Life without dad and MOM

 My dad was my inspiration for this blog. His love of photography, memories and family are my daily inspiration. Loosing my dad in 2006, at age 63, was heartbreaking. I knew his love, his passion would live in me and I could carry it forward, for both of us. I try, daily, to carry it for us. When my camera is in my hand, whether I am photographing vacations, grandchildren, family gatherings, I take pictures. Many, many pictures. I thrive on capturing and savoring those special moments. I guess you could say, I am obsessed with capturing those moments to a tee. Maybe, some would say, I take about 4-5 pictures to every 1 picture others take. I am okay with that. I know that would be dad too!  Since this blog started, with my dad’s legacy in mind, I have lost the 2 aunts who helped me stay connected to genealogy and my family heritage, on both sides. And worst of all, I lost my mom. Just this past April, almost 15 years after losing my dad.
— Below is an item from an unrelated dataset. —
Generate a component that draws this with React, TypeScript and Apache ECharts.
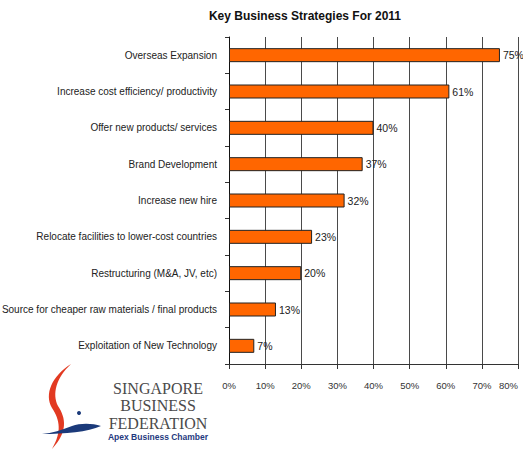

I am grasping for my meaning, my purpose, my moving forward, my future-without both of them. I know they would want me to be happy, to thrive, to live. I know they are with me. I know they loved me. I know this and yet…. I miss them. I miss what I took for granted. That they were there. Whether good times, or times I just did what my mom wanted to please her, I took for granted that tomorrow would be there. At least for longer than it was. While I try not to have regrets, I have moments of missing them and wondering what life would be if I could have had both of them longer than I did. I will try my best, to live, love, remember and make sure Norah, Ben, Claire and Addy, and our not yet born grandchildren, know who my mom and dad were. Their love for family, their dedication to their life, passion, children, grandchildren….. will be remembered. This is how I can make they and I will never forget! Love you dad and mom!